La leggenda di Sylvain Saudan, lo sciatore dell'impossibile

Dall’Aiguille Verte al Gasherbrum, passando per una "falsa morte" in Himalaya: storia del maestro del ripido che ha anticipato lo sci estremo moderno.
Sylvain Saudan impegnato in una discesa ad altissima quota sul Gasherbrum I

Dopo la discesa con gli sci del couloir Spencer all’Aiguille de Blaitière, che fa molto parlare di lui, lo svizzero Sylvain Saudan, soprannominato “lo sciatore dell’impossibile”, firma la prima discesa del couloir Whymper all’Aiguille Verte l’11 giugno 1968. Un anno dopo, il 10 giugno 1969, compie la prima discesa del canalone Marinelli sulla parete est del Rosa, destreggiandosi tra le cornici di neve e i fondi di slavina. A queste discese sensazionali per l’epoca, da molti ritenute impossibili, aggiunge il couloir Gervasutti al Mont Blanc du Tacul e la parete occidentale dell’Eiger, diventando il padre indiscusso dello sci estremo, fonte di ispirazione e imitazione per gli amanti del ripido. Va sottolineato che ai tempi di Saudan, gli anni pionieristici della disciplina, si voltava su sci lunghi e rigidi, di difficile manovrabilità nello stretto dei canali, e con scarponi di cuoio ai piedi. Attrezzi da discesa. Spesso Saudan usava l’elicottero per raggiungere le cime e questo gli ha portato delle critiche.

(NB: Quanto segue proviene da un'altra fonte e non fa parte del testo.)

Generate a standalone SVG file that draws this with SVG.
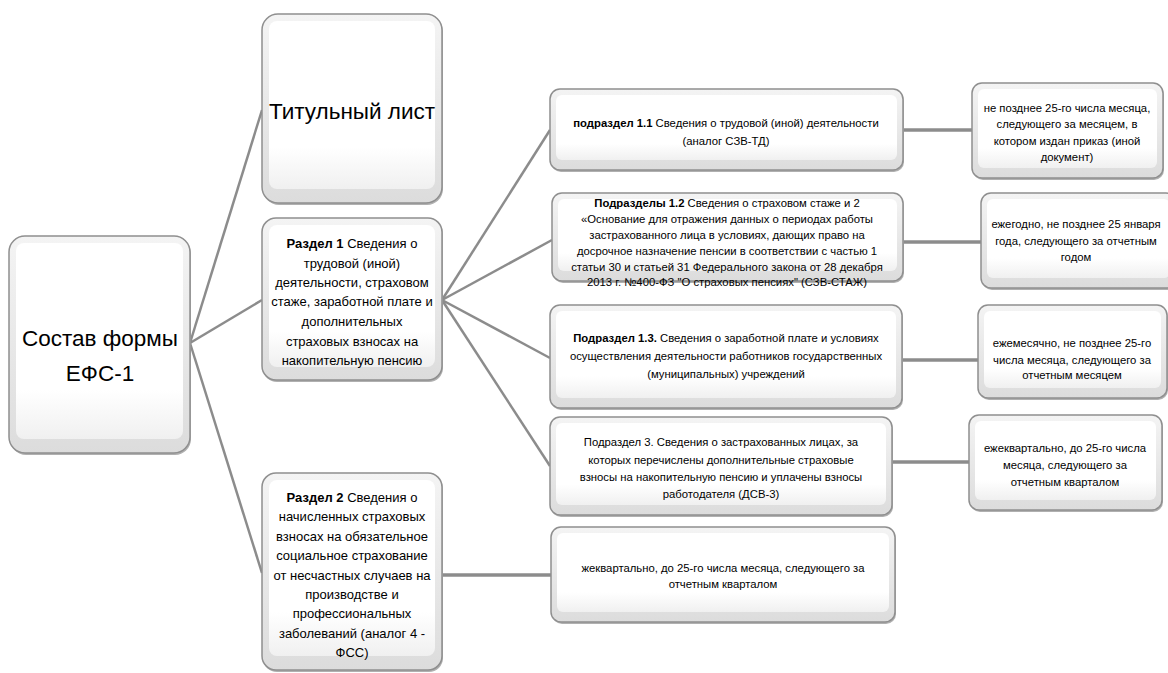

Dopo le Alpi, il vallesano scia sulle grandi montagne del mondo, spingendosi in luoghi sempre più remoti: Mount Hood in Oregon, Denali in Alaska, Nun Kun in Kashmir e Gasherbrum I in Karakorum, la prima discesa completa di un Ottomila. Utilizza sci di due metri e dieci, vere putrelle per gli standard odierni, lima i bordi degli scarponi per muoversi meglio sulle pendenze di 55 gradi e perfeziona la “curva a tergicristallo”, una sua invenzione.

 

Il giorno in cui Saudan morì

Nel 2024, dopo la sua scomparsa, il Financial Times gli ha dedicato un bell’articolo, svelando che Sylvain era già morto nel 2007, quando il suo elicottero precipitò sull’Himalaya e lui sparì nel nulla. Appresa la notizia, una valanga di tributi lo celebrò sui giornali svizzeri e gli amici dissero belle cose di lui. Ma il vecchio Saudan, intanto, inscenava uno dei tanti suoi numeri da circo. Uscito illeso dai detriti del velivolo, raccolte le sue cose, s’era messo gli sci ai piedi e aveva guidato i due clienti giù per una remota valle del Kashmir. Avevano sciato tutto il giorno, avevano bivaccato all’aperto e infine il giorno seguente avevano raggiunto una postazione militare. Salvi. Al ritorno in Svizzera il maestro si era divertito a leggere i necrologi: “Sono uno dei pochi che sanno già che cosa scriveranno di lui da morto” aveva commentato divertito.